# Challenge
Only the lines from the start of the data through the one containing "Serif', 'Times New" belong in your answer; return them exactly.

# Collected data
━━━━━━
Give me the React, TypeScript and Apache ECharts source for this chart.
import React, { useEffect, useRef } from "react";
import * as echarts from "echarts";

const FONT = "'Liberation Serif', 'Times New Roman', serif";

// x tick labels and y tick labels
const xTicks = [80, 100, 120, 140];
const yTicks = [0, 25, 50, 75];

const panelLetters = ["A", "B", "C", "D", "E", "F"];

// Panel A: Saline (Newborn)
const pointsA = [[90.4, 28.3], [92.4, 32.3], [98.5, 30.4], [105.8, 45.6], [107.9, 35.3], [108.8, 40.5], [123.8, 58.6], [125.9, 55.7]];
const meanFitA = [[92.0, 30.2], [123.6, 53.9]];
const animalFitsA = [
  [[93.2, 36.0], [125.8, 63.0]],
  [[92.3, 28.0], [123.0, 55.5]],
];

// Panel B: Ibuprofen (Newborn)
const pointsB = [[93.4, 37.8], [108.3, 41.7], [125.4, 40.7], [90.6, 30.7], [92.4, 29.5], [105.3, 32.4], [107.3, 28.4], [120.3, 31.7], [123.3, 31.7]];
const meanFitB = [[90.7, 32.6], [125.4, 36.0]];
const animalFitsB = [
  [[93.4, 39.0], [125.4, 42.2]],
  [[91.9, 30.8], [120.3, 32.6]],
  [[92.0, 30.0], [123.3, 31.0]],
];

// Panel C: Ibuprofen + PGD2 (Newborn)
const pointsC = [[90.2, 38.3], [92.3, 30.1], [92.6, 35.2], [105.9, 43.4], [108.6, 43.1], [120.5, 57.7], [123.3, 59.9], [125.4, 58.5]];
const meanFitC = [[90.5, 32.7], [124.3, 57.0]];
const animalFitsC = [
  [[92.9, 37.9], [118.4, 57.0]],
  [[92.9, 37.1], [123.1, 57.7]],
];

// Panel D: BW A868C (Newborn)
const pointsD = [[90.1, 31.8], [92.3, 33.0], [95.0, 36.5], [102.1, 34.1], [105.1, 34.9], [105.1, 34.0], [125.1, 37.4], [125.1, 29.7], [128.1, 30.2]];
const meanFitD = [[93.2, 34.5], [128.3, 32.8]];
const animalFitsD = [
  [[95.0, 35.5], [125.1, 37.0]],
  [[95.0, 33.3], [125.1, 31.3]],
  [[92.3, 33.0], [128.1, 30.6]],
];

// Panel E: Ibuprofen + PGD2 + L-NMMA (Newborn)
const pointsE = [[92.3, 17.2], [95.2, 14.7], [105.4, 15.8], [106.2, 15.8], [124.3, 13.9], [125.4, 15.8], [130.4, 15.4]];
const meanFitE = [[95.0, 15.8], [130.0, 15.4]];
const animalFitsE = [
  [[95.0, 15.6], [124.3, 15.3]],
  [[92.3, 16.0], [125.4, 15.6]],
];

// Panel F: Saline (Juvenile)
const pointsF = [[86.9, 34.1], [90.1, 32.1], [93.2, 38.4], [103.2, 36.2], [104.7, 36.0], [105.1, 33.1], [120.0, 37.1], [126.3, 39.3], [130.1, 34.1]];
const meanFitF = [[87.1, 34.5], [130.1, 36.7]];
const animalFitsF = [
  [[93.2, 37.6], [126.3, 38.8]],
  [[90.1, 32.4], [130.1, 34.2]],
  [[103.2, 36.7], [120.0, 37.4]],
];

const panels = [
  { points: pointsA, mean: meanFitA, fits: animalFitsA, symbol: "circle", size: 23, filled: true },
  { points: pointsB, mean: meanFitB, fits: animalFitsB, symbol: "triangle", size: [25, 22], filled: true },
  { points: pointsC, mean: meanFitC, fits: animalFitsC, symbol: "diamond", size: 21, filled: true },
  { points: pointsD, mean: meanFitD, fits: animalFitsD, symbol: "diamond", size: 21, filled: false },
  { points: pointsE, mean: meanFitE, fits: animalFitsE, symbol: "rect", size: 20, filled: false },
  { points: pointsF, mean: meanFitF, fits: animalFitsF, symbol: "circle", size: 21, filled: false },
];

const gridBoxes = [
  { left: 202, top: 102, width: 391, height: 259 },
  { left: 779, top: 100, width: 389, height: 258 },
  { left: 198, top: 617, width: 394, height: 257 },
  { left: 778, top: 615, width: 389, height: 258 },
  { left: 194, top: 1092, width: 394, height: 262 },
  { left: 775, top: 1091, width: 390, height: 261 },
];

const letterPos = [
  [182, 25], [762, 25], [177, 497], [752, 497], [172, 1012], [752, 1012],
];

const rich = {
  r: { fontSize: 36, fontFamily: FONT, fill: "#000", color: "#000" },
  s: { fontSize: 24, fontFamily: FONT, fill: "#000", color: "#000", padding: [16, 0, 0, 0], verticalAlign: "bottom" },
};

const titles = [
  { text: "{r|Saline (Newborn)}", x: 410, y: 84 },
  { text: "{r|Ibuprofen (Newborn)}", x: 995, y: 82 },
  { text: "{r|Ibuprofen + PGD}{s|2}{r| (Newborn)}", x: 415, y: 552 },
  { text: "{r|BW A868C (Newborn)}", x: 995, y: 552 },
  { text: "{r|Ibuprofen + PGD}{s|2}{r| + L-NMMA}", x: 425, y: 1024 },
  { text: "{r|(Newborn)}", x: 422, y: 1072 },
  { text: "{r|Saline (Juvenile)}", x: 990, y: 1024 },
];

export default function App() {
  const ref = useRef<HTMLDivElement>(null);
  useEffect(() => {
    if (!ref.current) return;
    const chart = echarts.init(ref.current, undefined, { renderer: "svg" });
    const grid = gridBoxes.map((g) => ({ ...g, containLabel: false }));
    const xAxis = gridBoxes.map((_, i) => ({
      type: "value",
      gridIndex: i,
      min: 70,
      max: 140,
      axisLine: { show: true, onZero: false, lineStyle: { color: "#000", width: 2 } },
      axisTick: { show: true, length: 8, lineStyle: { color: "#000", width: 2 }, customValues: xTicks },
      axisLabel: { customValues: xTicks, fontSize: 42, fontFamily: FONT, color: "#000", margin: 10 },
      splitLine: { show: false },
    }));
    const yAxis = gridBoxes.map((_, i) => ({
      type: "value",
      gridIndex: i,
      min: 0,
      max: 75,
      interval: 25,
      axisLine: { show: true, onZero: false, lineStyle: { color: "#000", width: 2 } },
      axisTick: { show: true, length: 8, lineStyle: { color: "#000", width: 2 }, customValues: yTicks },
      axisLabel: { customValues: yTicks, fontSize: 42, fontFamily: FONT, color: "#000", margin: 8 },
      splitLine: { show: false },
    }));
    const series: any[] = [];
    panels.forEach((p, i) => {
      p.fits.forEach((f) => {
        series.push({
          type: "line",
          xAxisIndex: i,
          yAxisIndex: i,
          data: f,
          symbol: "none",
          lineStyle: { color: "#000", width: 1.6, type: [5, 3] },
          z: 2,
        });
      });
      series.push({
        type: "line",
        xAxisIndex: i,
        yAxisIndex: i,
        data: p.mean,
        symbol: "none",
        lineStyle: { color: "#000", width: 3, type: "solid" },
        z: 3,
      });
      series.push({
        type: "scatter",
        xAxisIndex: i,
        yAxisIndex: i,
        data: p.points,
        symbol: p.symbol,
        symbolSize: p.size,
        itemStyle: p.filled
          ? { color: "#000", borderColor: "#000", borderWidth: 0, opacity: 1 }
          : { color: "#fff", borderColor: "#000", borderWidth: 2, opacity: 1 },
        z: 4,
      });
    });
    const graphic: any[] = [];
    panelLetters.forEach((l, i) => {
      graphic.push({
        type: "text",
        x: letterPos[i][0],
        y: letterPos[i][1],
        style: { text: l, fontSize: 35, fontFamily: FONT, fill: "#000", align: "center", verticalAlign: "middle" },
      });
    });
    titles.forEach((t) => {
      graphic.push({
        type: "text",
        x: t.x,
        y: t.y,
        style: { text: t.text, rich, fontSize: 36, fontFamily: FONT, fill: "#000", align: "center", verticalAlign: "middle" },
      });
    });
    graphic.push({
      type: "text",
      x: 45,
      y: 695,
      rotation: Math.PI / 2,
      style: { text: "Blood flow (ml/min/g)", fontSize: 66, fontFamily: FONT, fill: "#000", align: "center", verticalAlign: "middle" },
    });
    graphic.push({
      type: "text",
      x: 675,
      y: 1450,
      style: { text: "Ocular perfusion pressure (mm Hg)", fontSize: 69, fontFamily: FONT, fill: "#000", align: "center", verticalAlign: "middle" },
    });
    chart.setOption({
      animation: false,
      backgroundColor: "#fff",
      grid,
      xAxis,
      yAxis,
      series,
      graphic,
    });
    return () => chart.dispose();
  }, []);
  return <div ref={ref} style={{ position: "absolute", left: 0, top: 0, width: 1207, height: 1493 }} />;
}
━━━━━━
# Correct result
Give me the React, TypeScript and Apache ECharts source for this chart.
import React, { useEffect, useRef } from "react";
import * as echarts from "echarts";

const FONT = "'Liberation Serif', 'Times New Roman', serif";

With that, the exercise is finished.